* Begin Dataset content *

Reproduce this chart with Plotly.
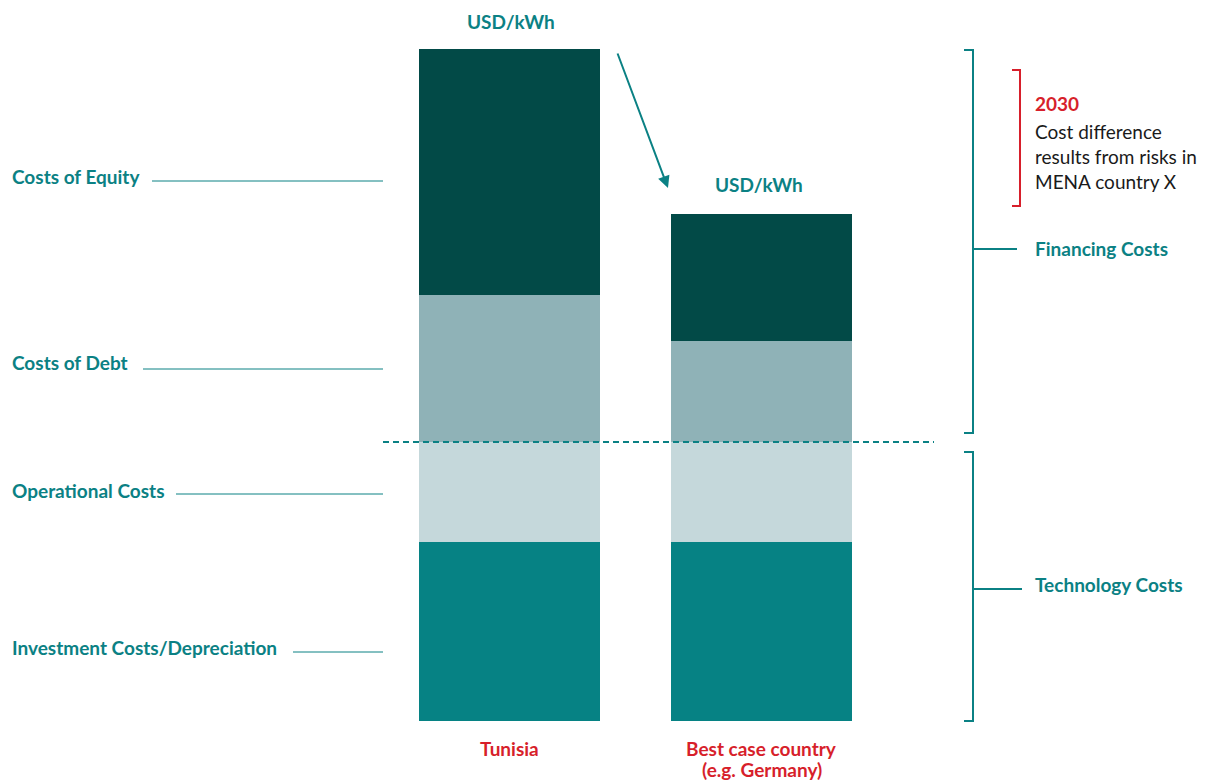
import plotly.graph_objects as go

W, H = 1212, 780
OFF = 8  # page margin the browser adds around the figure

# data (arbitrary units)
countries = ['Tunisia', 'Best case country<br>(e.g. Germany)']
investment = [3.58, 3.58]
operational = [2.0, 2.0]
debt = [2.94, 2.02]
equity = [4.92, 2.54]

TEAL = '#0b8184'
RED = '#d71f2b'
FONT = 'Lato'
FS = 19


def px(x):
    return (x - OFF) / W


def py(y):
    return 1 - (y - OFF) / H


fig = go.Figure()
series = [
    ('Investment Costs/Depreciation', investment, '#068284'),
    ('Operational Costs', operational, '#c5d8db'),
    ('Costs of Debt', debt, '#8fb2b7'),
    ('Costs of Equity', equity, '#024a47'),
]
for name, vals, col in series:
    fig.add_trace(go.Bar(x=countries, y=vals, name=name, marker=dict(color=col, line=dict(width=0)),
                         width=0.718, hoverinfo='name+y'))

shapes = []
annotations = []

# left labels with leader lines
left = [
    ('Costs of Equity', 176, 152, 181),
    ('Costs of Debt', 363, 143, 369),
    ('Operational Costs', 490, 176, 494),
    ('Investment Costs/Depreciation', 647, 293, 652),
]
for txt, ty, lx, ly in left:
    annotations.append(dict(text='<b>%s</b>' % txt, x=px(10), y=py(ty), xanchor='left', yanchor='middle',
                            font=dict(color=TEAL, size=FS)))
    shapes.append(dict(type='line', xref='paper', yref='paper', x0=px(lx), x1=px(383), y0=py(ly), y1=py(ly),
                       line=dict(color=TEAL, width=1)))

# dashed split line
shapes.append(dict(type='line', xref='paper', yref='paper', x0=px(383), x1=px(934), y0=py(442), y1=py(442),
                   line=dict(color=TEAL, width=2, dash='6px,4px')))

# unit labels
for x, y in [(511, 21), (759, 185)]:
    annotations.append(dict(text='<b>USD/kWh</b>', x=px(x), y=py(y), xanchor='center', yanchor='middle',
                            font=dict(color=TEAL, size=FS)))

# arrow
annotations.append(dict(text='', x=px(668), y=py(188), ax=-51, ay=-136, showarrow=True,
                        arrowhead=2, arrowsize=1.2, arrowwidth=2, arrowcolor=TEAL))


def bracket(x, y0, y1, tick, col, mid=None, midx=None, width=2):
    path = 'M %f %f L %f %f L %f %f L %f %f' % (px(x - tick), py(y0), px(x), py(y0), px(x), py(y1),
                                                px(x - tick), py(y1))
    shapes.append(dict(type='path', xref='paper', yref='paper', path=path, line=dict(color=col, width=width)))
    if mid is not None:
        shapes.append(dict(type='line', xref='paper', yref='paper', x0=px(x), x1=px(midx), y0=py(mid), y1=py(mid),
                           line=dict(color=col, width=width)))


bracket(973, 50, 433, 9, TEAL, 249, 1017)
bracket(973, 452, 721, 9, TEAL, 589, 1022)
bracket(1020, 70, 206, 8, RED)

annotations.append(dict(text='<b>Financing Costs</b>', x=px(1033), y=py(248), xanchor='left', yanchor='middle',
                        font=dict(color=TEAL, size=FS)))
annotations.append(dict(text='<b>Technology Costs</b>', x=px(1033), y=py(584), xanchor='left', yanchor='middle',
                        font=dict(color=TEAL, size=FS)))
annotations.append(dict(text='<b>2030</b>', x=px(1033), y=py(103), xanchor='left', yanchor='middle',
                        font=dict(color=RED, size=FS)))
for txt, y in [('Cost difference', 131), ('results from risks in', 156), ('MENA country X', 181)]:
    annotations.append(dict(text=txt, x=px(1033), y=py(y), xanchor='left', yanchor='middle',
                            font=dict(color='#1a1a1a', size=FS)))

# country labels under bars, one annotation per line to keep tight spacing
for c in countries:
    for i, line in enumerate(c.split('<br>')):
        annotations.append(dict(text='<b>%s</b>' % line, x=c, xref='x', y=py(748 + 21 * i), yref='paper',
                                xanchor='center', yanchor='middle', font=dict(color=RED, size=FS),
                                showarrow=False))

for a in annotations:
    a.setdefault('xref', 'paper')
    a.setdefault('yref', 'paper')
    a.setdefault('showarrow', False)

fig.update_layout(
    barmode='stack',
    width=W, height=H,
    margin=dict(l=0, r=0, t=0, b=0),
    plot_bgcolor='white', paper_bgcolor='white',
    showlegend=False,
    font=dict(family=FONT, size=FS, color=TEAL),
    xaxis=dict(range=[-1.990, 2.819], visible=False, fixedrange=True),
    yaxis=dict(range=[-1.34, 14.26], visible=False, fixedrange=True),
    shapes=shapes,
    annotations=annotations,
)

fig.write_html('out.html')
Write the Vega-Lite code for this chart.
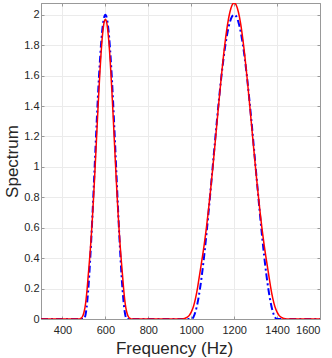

* End Dataset content *

* **Given task**
Transcribe all of the material exactly, leaving out whatever pictures it contains.

* **Response for this exercise**
Reproduce this chart with Plotly.
import plotly.graph_objects as go

W, H = 1212, 780
OFF = 8  # page margin the browser adds around the figure

# data (arbitrary units)
countries = ['Tunisia', 'Best case country<br>(e.g. Germany)']
investment = [3.58, 3.58]
operational = [2.0, 2.0]
debt = [2.94, 2.02]
equity = [4.92, 2.54]

TEAL = '#0b8184'
RED = '#d71f2b'
FONT = 'Lato'
FS = 19


def px(x):
    return (x - OFF) / W


def py(y):
    return 1 - (y - OFF) / H


fig = go.Figure()
series = [
    ('Investment Costs/Depreciation', investment, '#068284'),
    ('Operational Costs', operational, '#c5d8db'),
    ('Costs of Debt', debt, '#8fb2b7'),
    ('Costs of Equity', equity, '#024a47'),
]
for name, vals, col in series:
    fig.add_trace(go.Bar(x=countries, y=vals, name=name, marker=dict(color=col, line=dict(width=0)),
                         width=0.718, hoverinfo='name+y'))

shapes = []
annotations = []

# left labels with leader lines
left = [
    ('Costs of Equity', 176, 152, 181),
    ('Costs of Debt', 363, 143, 369),
    ('Operational Costs', 490, 176, 494),
    ('Investment Costs/Depreciation', 647, 293, 652),
]
for txt, ty, lx, ly in left:
    annotations.append(dict(text='<b>%s</b>' % txt, x=px(10), y=py(ty), xanchor='left', yanchor='middle',
                            font=dict(color=TEAL, size=FS)))
    shapes.append(dict(type='line', xref='paper', yref='paper', x0=px(lx), x1=px(383), y0=py(ly), y1=py(ly),
                       line=dict(color=TEAL, width=1)))

# dashed split line
shapes.append(dict(type='line', xref='paper', yref='paper', x0=px(383), x1=px(934), y0=py(442), y1=py(442),
                   line=dict(color=TEAL, width=2, dash='6px,4px')))

# unit labels
for x, y in [(511, 21), (759, 185)]:
    annotations.append(dict(text='<b>USD/kWh</b>', x=px(x), y=py(y), xanchor='center', yanchor='middle',
                            font=dict(color=TEAL, size=FS)))

# arrow
annotations.append(dict(text='', x=px(668), y=py(188), ax=-51, ay=-136, showarrow=True,
                        arrowhead=2, arrowsize=1.2, arrowwidth=2, arrowcolor=TEAL))


def bracket(x, y0, y1, tick, col, mid=None, midx=None, width=2):
    path = 'M %f %f L %f %f L %f %f L %f %f' % (px(x - tick), py(y0), px(x), py(y0), px(x), py(y1),
                                                px(x - tick), py(y1))
    shapes.append(dict(type='path', xref='paper', yref='paper', path=path, line=dict(color=col, width=width)))
    if mid is not None:
        shapes.append(dict(type='line', xref='paper', yref='paper', x0=px(x), x1=px(midx), y0=py(mid), y1=py(mid),
                           line=dict(color=col, width=width)))


bracket(973, 50, 433, 9, TEAL, 249, 1017)
bracket(973, 452, 721, 9, TEAL, 589, 1022)
bracket(1020, 70, 206, 8, RED)

annotations.append(dict(text='<b>Financing Costs</b>', x=px(1033), y=py(248), xanchor='left', yanchor='middle',
                        font=dict(color=TEAL, size=FS)))
annotations.append(dict(text='<b>Technology Costs</b>', x=px(1033), y=py(584), xanchor='left', yanchor='middle',
                        font=dict(color=TEAL, size=FS)))
annotations.append(dict(text='<b>2030</b>', x=px(1033), y=py(103), xanchor='left', yanchor='middle',
                        font=dict(color=RED, size=FS)))
for txt, y in [('Cost difference', 131), ('results from risks in', 156), ('MENA country X', 181)]:
    annotations.append(dict(text=txt, x=px(1033), y=py(y), xanchor='left', yanchor='middle',
                            font=dict(color='#1a1a1a', size=FS)))

# country labels under bars, one annotation per line to keep tight spacing
for c in countries:
    for i, line in enumerate(c.split('<br>')):
        annotations.append(dict(text='<b>%s</b>' % line, x=c, xref='x', y=py(748 + 21 * i), yref='paper',
                                xanchor='center', yanchor='middle', font=dict(color=RED, size=FS),
                                showarrow=False))

for a in annotations:
    a.setdefault('xref', 'paper')
    a.setdefault('yref', 'paper')
    a.setdefault('showarrow', False)

fig.update_layout(
    barmode='stack',
    width=W, height=H,
    margin=dict(l=0, r=0, t=0, b=0),
    plot_bgcolor='white', paper_bgcolor='white',
    showlegend=False,
    font=dict(family=FONT, size=FS, color=TEAL),
    xaxis=dict(range=[-1.990, 2.819], visible=False, fixedrange=True),
    yaxis=dict(range=[-1.34, 14.26], visible=False, fixedrange=True),
    shapes=shapes,
    annotations=annotations,
)

fig.write_html('out.html')
Write the Vega-Lite code for this chart.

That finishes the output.